I don't pretend to be an expert on the subject, but there is a good summary of this topic by Richard S. J. Tol in the Journal of Economic Perspectives (available only to members of the American Economics Association). Here are my notes:
What is the economic impact of climate change? Estimates range from zero percent to -4.8 percent of world gross domestic product. This cumulative impact is roughly the magnitude of annual economic growth, so it's as if we skipped a year of growth and never made up for it. (sounds kind of like a recession). [my comment: this is a genuine loss, but it does not justify Al Gore's statement, "This is not a political issue so much as a moral issue." Maybe it's just a nuts and bolts economic issue.]
Recent estimates of the economic impact of climate change have been smaller than earlier estimates, probably because they have been better at estimating adaptation. (Example without adaptation: calculate change in production per acre of apples and oranges. Example with adaptation: calculate how farmers will change the number of acres they plant of each crop, and apply that to the new output/acre estimates.)
Regional variation of economic impact is very large. One example of an estimate (from Maddison) has a total impact on the world of -0.1 percent of GDP, but South America loses 14.6 percent, while Western Europe gains 2.5 percent.

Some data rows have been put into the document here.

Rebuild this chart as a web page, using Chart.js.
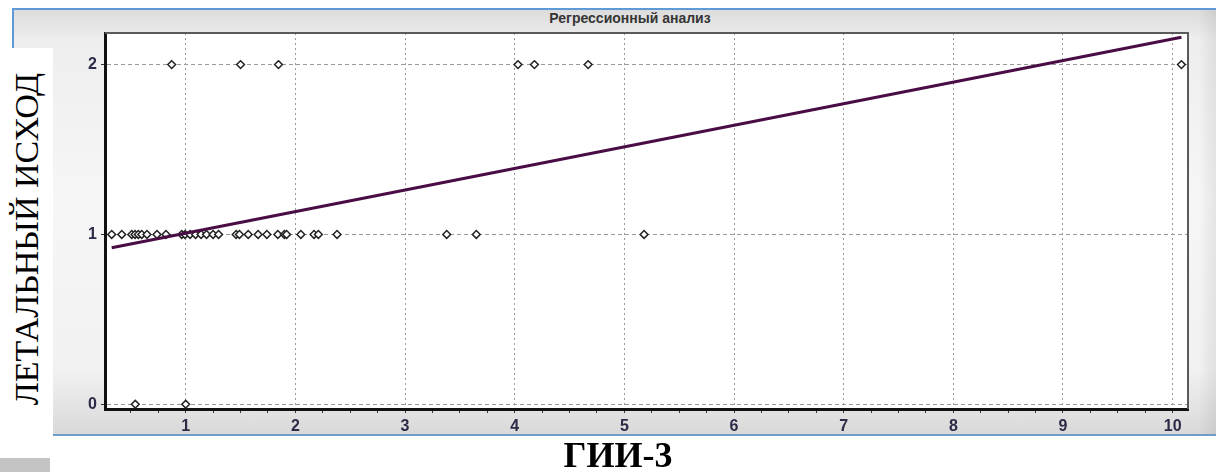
<!DOCTYPE html>
<html lang="ru">
<head>
<meta charset="utf-8">
<title>Регрессионный анализ</title>
<script src="https://cdn.jsdelivr.net/npm/chart.js@4/dist/chart.umd.min.js"></script>
<style>
  html, body { margin: 0; padding: 0; background: #ffffff; }
  body { width: 1216px; height: 472px; position: relative; overflow: hidden; }
  #frame {
    position: absolute; left: 12px; top: 8px; width: 1210px; height: 424px;
    border-top: 2px solid #5e9ad6; border-left: 2px solid #5e9ad6; border-bottom: 2px solid #6f9cc6;
    background: linear-gradient(to bottom, #dcdcdc 0%, #eeeeee 7%, #f6f6f6 45%, #f1f1f1 85%, #d9d9d9 100%);
  }
  #frame::after {
    content: ""; position: absolute; right: 0; top: 0; width: 26px; height: 100%;
    background: linear-gradient(to right, rgba(0,0,0,0) 0%, rgba(0,0,0,0.10) 100%);
  }
  #title {
    position: absolute; left: 430px; width: 400px; top: 10px; text-align: center;
    font: bold 14px "Liberation Sans", Arial, sans-serif; color: #353535;
  }
  #ylabelBox { position: absolute; left: 0; top: 48px; width: 53px; height: 410px; background: #ffffff; }
  #ylabel {
    position: absolute; left: 27px; top: 239px; transform: translate(-50%, -50%) rotate(-90deg);
    white-space: nowrap; font: 34px "Liberation Serif", "Times New Roman", serif; color: #000;
  }
  #grayTab { position: absolute; left: 0; top: 458px; width: 50px; height: 14px; background: #c4c4c4; }
  #xlabel {
    position: absolute; left: 518px; width: 200px; top: 437px; text-align: center;
    font: bold 36px "Liberation Serif", "Times New Roman", serif; color: #000; line-height: 36px;
  }
  canvas { position: absolute; left: 0; top: 0; }
</style>
</head>
<body>
<div id="frame"></div>
<div id="title">Регрессионный анализ</div>
<canvas id="chart" width="1216" height="472"></canvas>
<div id="ylabelBox"></div>
<div id="ylabel">ЛЕТАЛЬНЫЙ ИСХОД</div>
<div id="grayTab"></div>
<div id="xlabel">ГИИ-3</div>
<script>
// Observations: GII-3 value and outcome code (0, 1, 2)
const outcome1X = [0.325, 0.417, 0.508, 0.538, 0.568, 0.599, 0.647, 0.738, 0.82, 0.964,
                   0.994, 1.04, 1.09, 1.14, 1.19, 1.25, 1.30, 1.46, 1.49, 1.57,
                   1.66, 1.74, 1.84, 1.90, 1.92, 2.05, 2.17, 2.21, 2.38, 3.38,
                   3.65, 5.18];
const outcome2X = [0.872, 1.50, 1.846, 4.03, 4.18, 4.67, 10.08];
const outcome0X = [0.54, 1.0];

// Fitted regression line, endpoints at the data range
const fitX = [0.325, 10.08];
const fitY = [0.921, 2.161];

// Axis setup
const xMajorTicks = [1, 2, 3, 4, 5, 6, 7, 8, 9, 10];
const yTicks = [0, 1, 2];
const xRange = [0.264, 10.14];
const yRange = [-0.028, 2.186];

const points = [];
outcome1X.forEach(x => points.push({ x: x, y: 1 }));
outcome2X.forEach(x => points.push({ x: x, y: 2 }));
outcome0X.forEach(x => points.push({ x: x, y: 0 }));
const fitLine = fitX.map((x, i) => ({ x: x, y: fitY[i] }));

// quarter-step minor marks on the x axis
const xAllTicks = [0.5, 0.75];
xMajorTicks.forEach((v, i) => {
  xAllTicks.push(v);
  if (i < xMajorTicks.length - 1) xAllTicks.push(v + 0.25, v + 0.5, v + 0.75);
});

const isWhole = v => Math.abs(v - Math.round(v)) < 1e-6;

const plotFrame = {
  id: 'plotFrame',
  beforeDraw(chart) {
    const { ctx, chartArea: a } = chart;
    ctx.save();
    ctx.fillStyle = '#ffffff';
    ctx.fillRect(a.left, a.top, a.right - a.left, a.bottom - a.top);
    ctx.restore();
  },
  afterDatasetsDraw(chart) {
    const { ctx, chartArea: a } = chart;
    ctx.save();
    ctx.strokeStyle = '#5a5a5a';
    ctx.lineWidth = 2;
    ctx.beginPath();
    ctx.moveTo(a.left, a.top);
    ctx.lineTo(a.right, a.top);
    ctx.lineTo(a.right, a.bottom);
    ctx.stroke();
    ctx.restore();
  }
};

const tickFont = { family: '"Liberation Sans", Arial, sans-serif', size: 16, weight: 'bold' };

new Chart(document.getElementById('chart'), {
  type: 'scatter',
  data: {
    datasets: [
      {
        label: 'Регрессия',
        data: fitLine,
        showLine: true,
        borderColor: '#4a0c44',
        borderWidth: 3,
        pointRadius: 0,
        fill: false
      },
      {
        label: 'Наблюдения',
        data: points,
        pointStyle: 'rectRot',
        pointRadius: 3.9,
        pointBorderWidth: 1.5,
        pointBorderColor: '#222222',
        pointBackgroundColor: '#ffffff'
      }
    ]
  },
  options: {
    responsive: false,
    animation: false,
    devicePixelRatio: 1,
    layout: { padding: { left: 75, top: 33, right: 28, bottom: 33 } },
    plugins: { legend: { display: false }, tooltip: { enabled: false }, title: { display: false } },
    scales: {
      x: {
        type: 'linear',
        min: xRange[0],
        max: xRange[1],
        afterBuildTicks: s => { s.ticks = xAllTicks.map(v => ({ value: v })); },
        afterFit: s => { s.height = 30; },
        ticks: {
          autoSkip: false,
          maxRotation: 0,
          padding: 4,
          color: '#2b2b48',
          font: tickFont,
          callback: v => (isWhole(v) ? String(Math.round(v)) : '')
        },
        grid: {
          color: c => (c.tick && isWhole(c.tick.value) ? '#9a9a9a' : 'rgba(0,0,0,0)'),
          lineWidth: 1,
          drawTicks: true,
          tickLength: 4,
          tickColor: '#333333'
        },
        border: { display: true, color: '#111111', width: 3, dash: [2, 3] }
      },
      y: {
        type: 'linear',
        min: yRange[0],
        max: yRange[1],
        afterBuildTicks: s => { s.ticks = yTicks.map(v => ({ value: v })); },
        afterFit: s => { s.width = 30; },
        ticks: {
          padding: 4,
          color: '#2b2b48',
          font: tickFont,
          callback: v => String(v)
        },
        grid: {
          color: '#9a9a9a',
          lineWidth: 1,
          drawTicks: true,
          tickLength: 4,
          tickColor: '#333333'
        },
        border: { display: true, color: '#111111', width: 3, dash: [4, 3] }
      }
    }
  },
  plugins: [plotFrame]
});
</script>
</body>
</html>
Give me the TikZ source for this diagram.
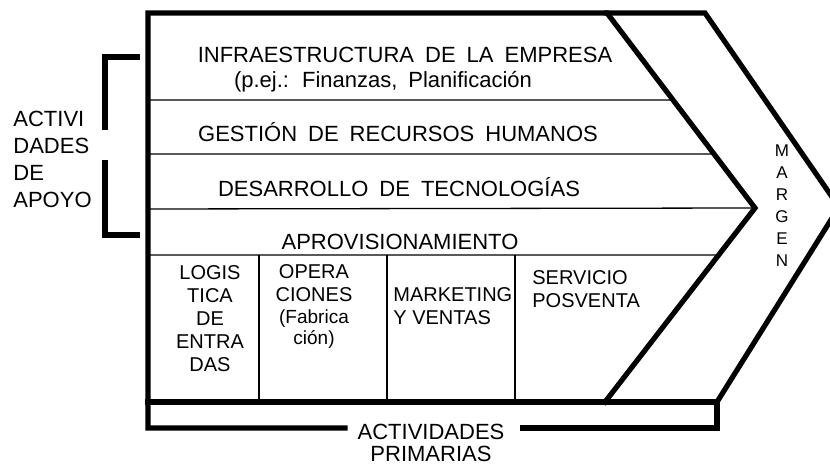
\documentclass[tikz,border=0pt]{standalone}
\usepackage{fontspec}
\setmainfont{Liberation Sans}
\usetikzlibrary{calc}
\tikzset{
	frame/.style={line width=2.6pt, line cap=rect, line join=miter},
	sep/.style={line width=0.65pt},
	label/.style={inner sep=0pt, anchor=base, font=\fontsize{11}{13.5}\selectfont,
		execute at begin node={\spaceskip=0.5em\relax}},
	cell/.style={inner sep=0pt, anchor=base, align=center, font=\fontsize{10}{11.5}\selectfont},
	small/.style={font=\fontsize{9.5}{10.5}\selectfont}
}

\begin{document}
\begin{tikzpicture}[x=0.5pt, y=-0.5pt]
			\useasboundingbox (0,0) rectangle (830,464);
			\clip (0,0) rectangle (830,464);

			% Corners of the chain
			\coordinate (tl) at (148,13);
			\coordinate (tm) at (607,13);
			\coordinate (tr) at (705,13);
			\coordinate (tip) at (755,208);
			\coordinate (otip) at (839,207);
			\coordinate (bm) at (605,402);
			\coordinate (br) at (717,402);
			\coordinate (bl) at (148,402);

			% Draw the frame and the margin chevron
			\draw[frame] (345,428) -- (148,428) -- (tl) -- (tm) -- (tip) -- (bm);
			\draw[frame] (bl) -- (br) -- (717,428) -- (523,428);
			\draw[frame] (tm) -- (tr) -- (otip) -- (br);

			% Bracket of the support activities
			\draw[frame] (137,57) -- (105,57) -- (105,127);
			\draw[frame] (105,163) -- (105,235) -- (137,235);

			% Rows of the support activities
			\draw[sep] (150,100) -- ($(tm)!0.446!(tip)$);
			\draw[sep] (150,154) -- ($(tm)!0.723!(tip)$);
			\draw[sep] (150,209) -- (tip);
			\draw[sep] (150,255) -- ($(tip)!0.242!(bm)$);

			% Columns of the primary activities
			\foreach \x in {259,387,515}
				\draw[sep] (\x,255) -- (\x,402);

			% Support activities
			\node[label] (infra) at (405,63) {INFRAESTRUCTURA DE LA EMPRESA};
			\node[label] (pej) at (383,88) {(p.ej.: Finanzas, Planificación};
			\node[label] (rrhh) at (398,142) {GESTIÓN DE RECURSOS HUMANOS};
			\node[label] (tec) at (399,197) {DESARROLLO DE TECNOLOGÍAS};
			\node[label] (aprov) at (400,250) {APROVISIONAMIENTO};

			% Primary activities (base = last line)
			\node[cell] (log) at (210,372) {LOGIS\\TICA\\DE\\ENTRA\\DAS};
			\node[cell] (ops) at (314,302) {OPERA\\CIONES};
			\node[cell, small] (fab) at (314,345) {(Fabrica\\ción)};
			\node[cell, anchor=base west, align=left] (mkt) at (393,325) {MARKETING\\Y VENTAS};
			\node[cell, anchor=base west, align=left] (serv) at (532,308) {SERVICIO\\POSVENTA};

			% Margin
			\node[cell, font=\fontsize{8.5}{11}\selectfont] (margen) at (782,267) {M\\A\\R\\G\\E\\N};

			% Group labels
			\node[label, anchor=base west, align=left] (apoyo) at (13,208) {ACTIVI\\DADES\\DE\\APOYO};
			\node[label, align=center, font=\fontsize{11}{11}\selectfont] (prim) at (431,462) {ACTIVIDADES\\PRIMARIAS};
		\end{tikzpicture}
\end{document}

The social cost of carbon may be around $50 per ton under (what I consider) reasonable assumptions. The European Union's carbon permits are traded at $78/ton, meaning that they are forcing too much restriction of carbon.
Uncertainty of the economic estimates is large. However, none of the reasonable estimates for the planet as a whole is nearly as high as I expected to see, given the current state of hysteria.
What do you do when the economic costs are uncertain? Tol says to err on the side of stricter environmental controls. I think he's wrong there. Think of us as having two possible assets in which we can invest. The returns from traditional capital spending (factories, roads, computers, education) are fairly well understood. The returns from environmental capital spending (carbon reduction or mitigation) are highly uncertain. Every finance professor will tell you that when the returns are comparable, you should invest less in the risky (environmental) asset and more in the safe (traditional) asset.